But if I go East—He is not there;
West—I still do not perceive Him;
North—since He is concealed, I do not behold Him;
South—He is hidden, and I cannot see Him.
Today we continue to wonder, with Job, where is God? Where is God in the midst of enormous challenges facing his creation and his ‘children’ throughout creation—even those we consider our ‘enemies’? And where is God in the challenges we face? ~dan
Still yourself long enough to hear the chimes. What do you hear?
One thing Job discovered in his desolation
I try to remind myself that we are never promised anything, and that what control we can exert is not over the events that befall us but how we address ourselves to them.
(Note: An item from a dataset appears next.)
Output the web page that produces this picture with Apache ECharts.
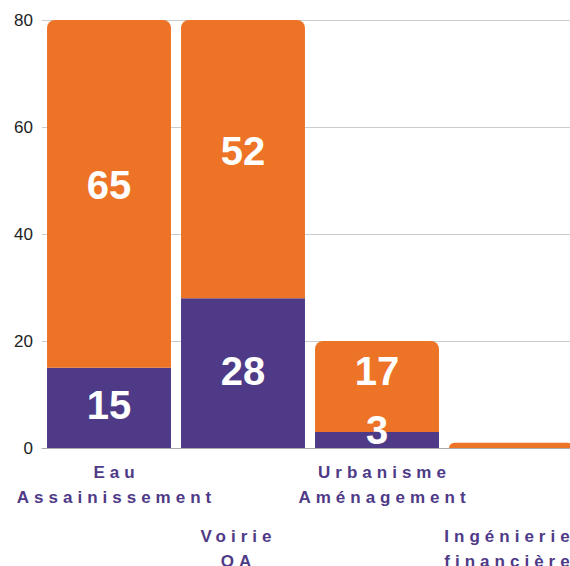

—Jeanne DuPrau in The Earth House and quoted by Word for the Day on Nov. 16, 2011.
What we can learn from Job in his desolation
Job, as an artfully crafted figure, is a representative of Israel’s faith as it is exhibited in daring, irreverent, subversive prayer. No doubt it can be debated whether Job’s utterances can count as prayer, for some of his speech is simply angered rumination not noticeably addressed to God. It is not for nothing that his name means “adversary,” for Job is in an urgent contestation with all parties—with God, with his friends, with his own moral code that he has trusted for so long, and with the abusive, violent way in which the world is ordered. Thus we may give Job our attention precisely because he refuses all the pious conventionalities and will speak from the core of his hurt and from his deep, unrestrained sense of not being taken seriously. His was indeed a cry from the heart. It happens, eventually, that his cry was heard by God. More than that, he receives an answer from God that by any conventional measure is no answer at all, for the God of the whirlwind refuses to be drawn into Job’s demanding calculations.
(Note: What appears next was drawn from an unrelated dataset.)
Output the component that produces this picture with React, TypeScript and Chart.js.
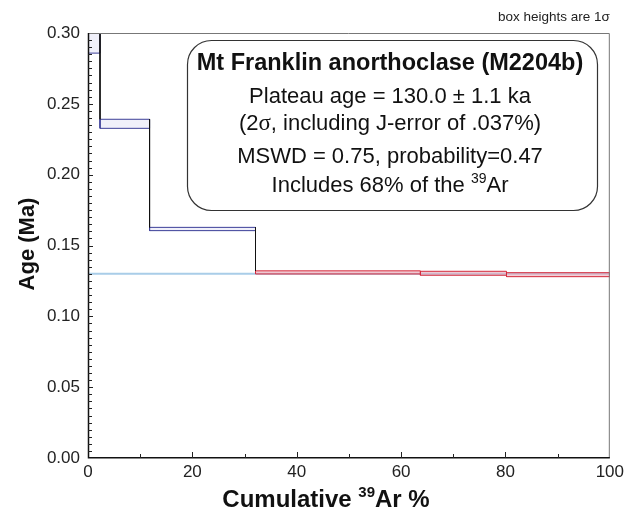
import React, { useEffect, useRef } from "react";
import { Chart, registerables } from "chart.js";

Chart.register(...registerables);

// ---- data ----
const stepEdges = [0, 2.3, 11.8, 32.1, 63.7, 80.2, 100];
const ageLow = [0.2858, 0.2327, 0.1605, 0.1299, 0.129, 0.128];
const ageHigh = [0.315, 0.2391, 0.1628, 0.1321, 0.1318, 0.1308];
const inPlateau = [false, false, false, true, true, true];
const plateauAge = 0.13;
const xTickValues = [0, 20, 40, 60, 80, 100];
const yTickValues = [0, 0.05, 0.1, 0.15, 0.2, 0.25, 0.3];

const infoTitle = "Mt Franklin anorthoclase (M2204b)";
const infoLines = [
  "Plateau age = 130.0 ± 1.1 ka",
  "(2σ, including J-error of .037%)",
  "MSWD = 0.75, probability=0.47",
];
const FONT = "'Liberation Sans', Arial, sans-serif";

type Run = { t: string; font: string; dy?: number };

function drawRuns(ctx: CanvasRenderingContext2D, runs: Run[], cx: number, y: number) {
  let total = 0;
  for (const r of runs) {
    ctx.font = r.font;
    total += ctx.measureText(r.t).width;
  }
  let x = cx - total / 2;
  ctx.textAlign = "left";
  for (const r of runs) {
    ctx.font = r.font;
    ctx.fillText(r.t, x, y + (r.dy || 0));
    x += ctx.measureText(r.t).width;
  }
}

function roundRect(ctx: CanvasRenderingContext2D, x: number, y: number, w: number, h: number, r: number) {
  ctx.beginPath();
  ctx.moveTo(x + r, y);
  ctx.lineTo(x + w - r, y);
  ctx.arcTo(x + w, y, x + w, y + r, r);
  ctx.lineTo(x + w, y + h - r);
  ctx.arcTo(x + w, y + h, x + w - r, y + h, r);
  ctx.lineTo(x + r, y + h);
  ctx.arcTo(x, y + h, x, y + h - r, r);
  ctx.lineTo(x, y + r);
  ctx.arcTo(x, y, x + r, y, r);
  ctx.closePath();
}

const decorPlugin = {
  id: "decor",
  afterDatasetsDraw(chart: any) {
    const ctx: CanvasRenderingContext2D = chart.ctx;
    const xs = chart.scales.x;
    const ys = chart.scales.y;
    const { left, right, top, bottom } = chart.chartArea;
    ctx.save();

    // frame
    ctx.lineWidth = 1;
    ctx.strokeStyle = "#777";
    ctx.beginPath();
    ctx.moveTo(left, top + 0.5);
    ctx.lineTo(right - 0.5, top + 0.5);
    ctx.lineTo(right - 0.5, bottom);
    ctx.stroke();
    ctx.strokeStyle = "#111";
    ctx.lineWidth = 1.5;
    ctx.beginPath();
    ctx.moveTo(left + 0.5, top);
    ctx.lineTo(left + 0.5, bottom - 0.25);
    ctx.lineTo(right, bottom - 0.25);
    ctx.stroke();

    // inward ticks
    ctx.lineWidth = 1;
    ctx.strokeStyle = "#222";
    ctx.beginPath();
    for (let i = 1; i < 60; i++) {
      const v = i * 0.005;
      const py = Math.round(ys.getPixelForValue(v)) + 0.5;
      const len = i % 10 === 0 ? 5 : 4;
      ctx.moveTo(left, py);
      ctx.lineTo(left + len, py);
    }
    for (let i = 1; i < 10; i++) {
      const px = Math.round(xs.getPixelForValue(i * 10)) + 0.5;
      const len = i % 2 === 0 ? 6 : 4;
      ctx.moveTo(px, bottom);
      ctx.lineTo(px, bottom - len);
    }
    ctx.stroke();

    // info box
    const bx = 187, by = 40, bw = 410, bh = 170;
    roundRect(ctx, bx + 0.5, by + 0.5, bw, bh, 24);
    ctx.fillStyle = "#fff";
    ctx.fill();
    ctx.strokeStyle = "#333";
    ctx.lineWidth = 1.2;
    ctx.stroke();

    const cx = bx + bw / 2 - 2;
    const F = `22px ${FONT}`;
    ctx.fillStyle = "#111";
    ctx.textBaseline = "middle";
    ctx.textAlign = "center";
    ctx.font = `bold 23.5px ${FONT}`;
    ctx.fillText(infoTitle, cx, 64);
    ctx.font = F;
    ctx.fillText(infoLines[0], cx, 97);
    const parts = infoLines[1].split("σ");
    drawRuns(
      ctx,
      [
        { t: parts[0], font: F },
        { t: "σ", font: `23px 'Liberation Serif', serif` },
        { t: parts[1], font: F },
      ],
      cx,
      124
    );
    ctx.font = F;
    ctx.textAlign = "center";
    ctx.fillText(infoLines[2], cx, 157);
    drawRuns(
      ctx,
      [
        { t: "Includes 68% of the ", font: F },
        { t: "39", font: `14px ${FONT}`, dy: -7 },
        { t: "Ar", font: F },
      ],
      cx,
      186
    );

    // top-right note
    ctx.fillStyle = "#222";
    ctx.font = `13.5px ${FONT}`;
    ctx.textAlign = "right";
    ctx.fillText("box heights are 1σ", right, 17);

    // axis titles
    ctx.fillStyle = "#111";
    drawRuns(
      ctx,
      [
        { t: "Cumulative ", font: `bold 24px ${FONT}` },
        { t: "39", font: `bold 15px ${FONT}`, dy: -7 },
        { t: "Ar %", font: `bold 24px ${FONT}` },
      ],
      326,
      500
    );
    ctx.translate(28, 244);
    ctx.rotate(-Math.PI / 2);
    ctx.font = `bold 22px ${FONT}`;
    ctx.textAlign = "center";
    ctx.fillText("Age (Ma)", 0, 0);
    ctx.restore();
  },
};

export default function App() {
  const ref = useRef<HTMLCanvasElement | null>(null);
  useEffect(() => {
    document.body.style.margin = "0";
    if (!ref.current) return;

    const datasets: any[] = [];
    // plateau line
    datasets.push({
      data: [
        { x: stepEdges[0], y: plateauAge },
        { x: stepEdges[stepEdges.length - 1], y: plateauAge },
      ],
      showLine: true,
      borderColor: "#a9cde8",
      borderWidth: 2,
      pointRadius: 0,
      order: 10,
    });
    // step boxes
    for (let i = 0; i < ageLow.length; i++) {
      const x0 = stepEdges[i];
      const x1 = stepEdges[i + 1];
      const red = inPlateau[i];
      datasets.push({
        data: [
          { x: x0, y: ageLow[i] },
          { x: x1, y: ageLow[i] },
          { x: x1, y: ageHigh[i] },
          { x: x0, y: ageHigh[i] },
          { x: x0, y: ageLow[i] },
        ],
        showLine: true,
        fill: "shape",
        borderColor: red ? "#d42a3c" : "#3c3f98",
        backgroundColor: red ? "rgba(240,165,178,0.55)" : "rgba(195,196,235,0.25)",
        borderWidth: 1,
        pointRadius: 0,
        tension: 0,
        order: 5,
      });
    }
    // black connectors between non-plateau steps
    for (let i = 0; i < ageLow.length - 1; i++) {
      if (inPlateau[i]) continue;
      datasets.push({
        data: [
          { x: stepEdges[i + 1], y: ageHigh[i] },
          { x: stepEdges[i + 1], y: ageHigh[i + 1] },
        ],
        showLine: true,
        borderColor: "#111",
        borderWidth: 1,
        pointRadius: 0,
        order: 1,
      });
    }

    const chart = new Chart(ref.current, {
      type: "scatter",
      data: { datasets },
      options: {
        responsive: false,
        animation: false,
        layout: { padding: { top: 33, right: 16, left: 0, bottom: 0 } },
        plugins: { legend: { display: false }, tooltip: { enabled: false } },
        scales: {
          x: {
            type: "linear",
            min: 0,
            max: 100,
            afterFit: (s: any) => {
              s.height = 65;
            },
            afterBuildTicks: (s: any) => {
              s.ticks = xTickValues.map((v) => ({ value: v }));
            },
            ticks: {
              font: { family: FONT, size: 17 },
              color: "#222",
              padding: 4,
              maxRotation: 0,
            },
            grid: { display: false, drawTicks: false },
            border: { display: false },
          },
          y: {
            type: "linear",
            min: 0,
            max: 0.3,
            afterFit: (s: any) => {
              s.width = 88;
            },
            afterBuildTicks: (s: any) => {
              s.ticks = yTickValues.map((v) => ({ value: v }));
            },
            ticks: {
              font: { family: FONT, size: 17 },
              color: "#222",
              padding: 8,
              callback: (v: any) => Number(v).toFixed(2),
            },
            grid: { display: false, drawTicks: false },
            border: { display: false },
          },
        },
      },
      plugins: [decorPlugin],
    });
    return () => chart.destroy();
  }, []);

  return <canvas ref={ref} width={628} height={523} style={{ display: "block" }} />;
}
Brueggemann, Walter (2010-11-05). Great Prayers of the Old Testament (p. 122). Westminster John Knox Press. Kindle Edition.
Another “Arrow Prayer”
Turn to me [Lord] and be gracious to me,
for I am lonely and afflicted. –Psalm 25:16 NIV
“Arrow Prayer” is a term used to describe a prayer which is offered quickly in the moment. Prayers of thanksgiving often come in the form of arrow prayers. Arrow prayers are also helpful in times of distress. “Help me, God!” “Holy one, watch over me.” “Walk with me Jesus, for I am afraid.” These arrow prayers are also prayers of praise and thanksgiving for they recognize God’s on-going presence in daily life.